### TASK
Everything from the first line down to the line containing "4.33, 3.55, 3.22];" is to be retyped exactly, both ends included, with pictures left out.

### DATA LINES
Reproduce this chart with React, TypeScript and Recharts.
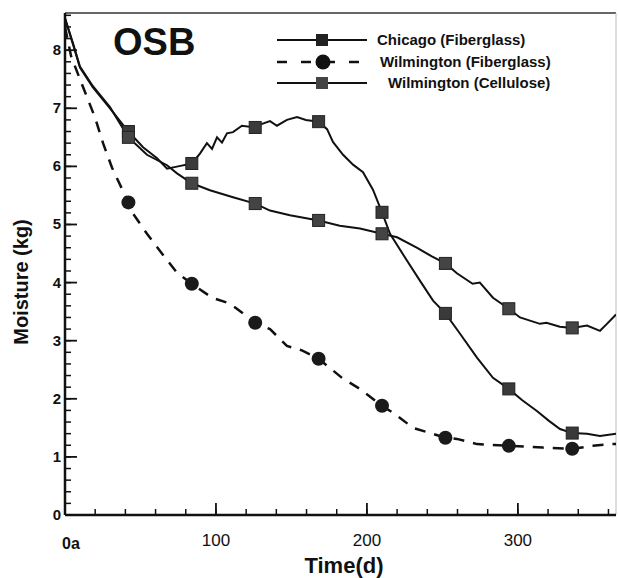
import React from 'react';
import { ComposedChart, Line, Scatter, XAxis, YAxis, ReferenceLine, Legend } from 'recharts';

// marker days (every 6 weeks) and marker values per series
const markDays = [42, 84, 126, 168, 210, 252, 294, 336];
const chicagoMarks = [6.6, 6.05, 6.67, 6.77, 5.21, 3.47, 2.17, 1.41];
const wilmFiberMarks = [5.38, 3.98, 3.31, 2.69, 1.88, 1.33, 1.19, 1.14];
const wilmCelluloseMarks = [6.5, 5.71, 5.36, 5.07, 4.84, 4.33, 3.55, 3.22];

// daily curves: [day, moisture kg]
const chicagoCurve: [number, number][] = [
  [0, 8.55], [5.3, 8.1], [9.9, 7.7], [18.5, 7.36], [29.8, 7.0], [51.7, 6.33], [61, 6.14],
  [67.6, 5.96], [74.9, 6.0], [89.4, 6.22], [94, 6.4], [97.4, 6.3], [100.7, 6.5], [104, 6.41],
  [107.3, 6.57], [111.3, 6.59], [117.2, 6.7], [129.2, 6.72], [135.8, 6.78], [140.4, 6.7],
  [147, 6.8], [153.7, 6.85], [159.6, 6.8], [173.6, 6.64], [177.5, 6.42], [184.2, 6.2],
  [190.8, 6.03], [197.4, 5.9], [204, 5.6], [215.3, 4.84], [226.5, 4.38], [235.2, 4.03],
  [243.8, 3.69], [261.7, 3.12], [272.9, 2.71], [283.5, 2.36], [302.7, 1.98], [312.6, 1.79],
  [320.6, 1.62], [327.9, 1.48], [345.8, 1.4], [354.4, 1.36], [365, 1.4],
];
const wilmFiberCurve: [number, number][] = [
  [0, 8.4], [4, 7.9], [9.9, 7.5], [14.6, 7.19], [19.9, 6.84], [25.2, 6.4], [31.1, 5.98],
  [45, 5.19], [54.3, 4.84], [64.2, 4.5], [74.2, 4.17], [97.4, 3.74], [109.3, 3.64],
  [135.8, 3.2], [147, 2.91], [157.3, 2.83], [183.5, 2.36], [195.4, 2.17], [218.5, 1.74],
  [230.5, 1.5], [259.6, 1.31], [272.9, 1.22], [316.6, 1.16], [349.7, 1.19], [362, 1.22], [365, 1.22],
];
const wilmCelluloseCurve: [number, number][] = [
  [0, 8.55], [5.3, 8.12], [9.9, 7.72], [18.5, 7.38], [29.8, 7.02], [54.3, 6.2], [67.6, 6.02],
  [74.2, 5.88], [96, 5.59], [111.3, 5.47], [135.8, 5.24], [149, 5.16], [182, 4.98],
  [195.4, 4.93], [220, 4.78], [233, 4.6], [243, 4.45], [259.6, 4.16], [270, 3.98], [274.8, 4.0],
  [283.5, 3.74], [301.4, 3.4], [314.6, 3.29], [319, 3.31], [327.8, 3.24], [345.8, 3.26],
  [354.4, 3.17], [359, 3.29], [365, 3.45],
];

const xMajorTicks = [0, 100, 200, 300];
const xTickLabels: Record<number, string> = { 0: '0a', 100: '100', 200: '200', 300: '300' };
const yMajorTicks = [0, 1, 2, 3, 4, 5, 6, 7, 8];

const X_MAX = 365;
const Y_MAX = 8.64;
const PLOT_LEFT = 66;
const PLOT_BOTTOM = 514;
const FONT = '"Liberation Sans", Arial, sans-serif';

// minor ticks every 20 days / 0.2 kg
const xTicks = Array.from({ length: 19 }, (_, i) => i * 20);
const yTicks = Array.from({ length: 44 }, (_, i) => Math.round(i * 2) / 10);

const toMarks = (vals: number[]) => markDays.map((d, i) => ({ day: d, v: vals[i] }));
const toLine = (curve: [number, number][], vals: number[]) =>
  [...curve.map(([day, v]) => ({ day, v })), ...toMarks(vals)].sort((a, b) => a.day - b.day);

// axes are mirrored so tick lines point into the plot; labels placed outside by hand
const XTick = (props: any) => {
  const { payload } = props;
  const v = payload.value;
  const x = payload.coordinate;
  const major = xMajorTicks.includes(v);
  return (
    <g>
      {major && <path d={`M${x},${PLOT_BOTTOM}V${PLOT_BOTTOM - 11}`} stroke="#111" strokeWidth={1.8} />}
      {v === 0 ? (
        <text x={x - 3} y={549} fontFamily={FONT} fontWeight="bold" fontSize={16} fill="#111">{xTickLabels[0]}</text>
      ) : major ? (
        <text x={x} y={546} textAnchor="middle" fontFamily={FONT} fontSize={17} fill="#111">{xTickLabels[v]}</text>
      ) : null}
    </g>
  );
};

const YTick = (props: any) => {
  const { payload } = props;
  const v = payload.value;
  const y = payload.coordinate;
  const major = yMajorTicks.includes(v);
  return (
    <g>
      {major && <path d={`M${PLOT_LEFT},${y}H${PLOT_LEFT + 11}`} stroke="#111" strokeWidth={1.8} />}
      {major && (
        <text x={61} y={y} dy={5} textAnchor="end" fontFamily={FONT} fontWeight="bold" fontSize={15} fill="#111">{v}</text>
      )}
    </g>
  );
};

const SquareMark = (props: any) => (
  <rect x={props.cx - 6} y={props.cy - 6} width={12} height={12} fill={props.fill} stroke="#222" strokeWidth={1} />
);
const CircleMark = (props: any) => <circle cx={props.cx} cy={props.cy} r={7} fill="#1a1a1a" />;

const LegendBox = () => (
  <svg width={510} height={80} style={{ display: 'block' }}>
    <text x={13} y={35} fontFamily={FONT} fontWeight="bold" fontSize={38} fill="#111">OSB</text>
    <g fontFamily={FONT} fontWeight="bold" fontSize={15} fill="#111">
      <line x1={177} x2={267} y1={20} y2={20} stroke="#111" strokeWidth={2} />
      <rect x={216} y={14} width={12} height={12} fill="#222" />
      <text x={277} y={25}>Chicago (Fiberglass)</text>
      <line x1={177} x2={267} y1={42} y2={42} stroke="#111" strokeWidth={2.5} strokeDasharray="10 14" />
      <circle cx={223} cy={42} r={7.5} fill="#111" />
      <text x={280} y={47}>Wilmington (Fiberglass)</text>
      <line x1={177} x2={267} y1={63} y2={63} stroke="#111" strokeWidth={2} />
      <rect x={216} y={57} width={12} height={12} fill="#444" />
      <text x={288} y={68}>Wilmington (Cellulose)</text>
    </g>
  </svg>
);

export default function App() {
  return (
    <div style={{ position: 'absolute', left: 0, top: 0, background: '#fff' }}>
      <ComposedChart width={618} height={578} margin={{ top: 13, right: 2, bottom: 63, left: PLOT_LEFT - 1 }}>
        <XAxis
          dataKey="day"
          type="number"
          domain={[0, X_MAX]}
          ticks={xTicks}
          interval={0}
          height={1}
          mirror
          tickSize={6}
          tickLine={{ stroke: '#111', strokeWidth: 1.5 }}
          tick={<XTick />}
          axisLine={{ stroke: '#111', strokeWidth: 2.5 }}
          allowDataOverflow
          label={{
            content: () => (
              <text x={344} y={573} textAnchor="middle" fontFamily={FONT} fontWeight="bold" fontSize={22} fill="#111">
                Time(d)
              </text>
            ),
          }}
        />
        <YAxis
          dataKey="v"
          type="number"
          domain={[0, Y_MAX]}
          ticks={yTicks}
          interval={0}
          width={1}
          mirror
          tickSize={6}
          tickLine={{ stroke: '#111', strokeWidth: 1.5 }}
          tick={<YTick />}
          axisLine={{ stroke: '#111', strokeWidth: 2.5 }}
          allowDataOverflow
          label={{
            content: () => (
              <text
                x={28}
                y={282}
                transform="rotate(-90 28 282)"
                textAnchor="middle"
                fontFamily={FONT}
                fontWeight="bold"
                fontSize={20}
                fill="#111"
              >
                Moisture (kg)
              </text>
            ),
          }}
        />
        <ReferenceLine y={Y_MAX} stroke="#333" strokeWidth={1.5} />
        <ReferenceLine x={X_MAX} stroke="#bbb" strokeWidth={1} />
        <Line data={toLine(chicagoCurve, chicagoMarks)} dataKey="v" type="linear" stroke="#111" strokeWidth={2} dot={false} isAnimationActive={false} />
        <Line data={toLine(wilmCelluloseCurve, wilmCelluloseMarks)} dataKey="v" type="linear" stroke="#111" strokeWidth={2} dot={false} isAnimationActive={false} />
        <Line data={toLine(wilmFiberCurve, wilmFiberMarks)} dataKey="v" type="linear" stroke="#111" strokeWidth={2.5} strokeDasharray="11 9" dot={false} isAnimationActive={false} />
        <Scatter data={toMarks(chicagoMarks)} dataKey="v" fill="#3a3a3a" shape={<SquareMark />} isAnimationActive={false} />
        <Scatter data={toMarks(wilmCelluloseMarks)} dataKey="v" fill="#444" shape={<SquareMark />} isAnimationActive={false} />
        <Scatter data={toMarks(wilmFiberMarks)} dataKey="v" shape={<CircleMark />} isAnimationActive={false} />
        <Legend
          layout="vertical"
          align="center"
          verticalAlign="middle"
          content={<LegendBox />}
          wrapperStyle={{ left: 100, top: 20, width: 510, height: 80 }}
        />
      </ComposedChart>
    </div>
  );
}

### RESPONSE
Reproduce this chart with React, TypeScript and Recharts.
import React from 'react';
import { ComposedChart, Line, Scatter, XAxis, YAxis, ReferenceLine, Legend } from 'recharts';

// marker days (every 6 weeks) and marker values per series
const markDays = [42, 84, 126, 168, 210, 252, 294, 336];
const chicagoMarks = [6.6, 6.05, 6.67, 6.77, 5.21, 3.47, 2.17, 1.41];
const wilmFiberMarks = [5.38, 3.98, 3.31, 2.69, 1.88, 1.33, 1.19, 1.14];
const wilmCelluloseMarks = [6.5, 5.71, 5.36, 5.07, 4.84, 4.33, 3.55, 3.22];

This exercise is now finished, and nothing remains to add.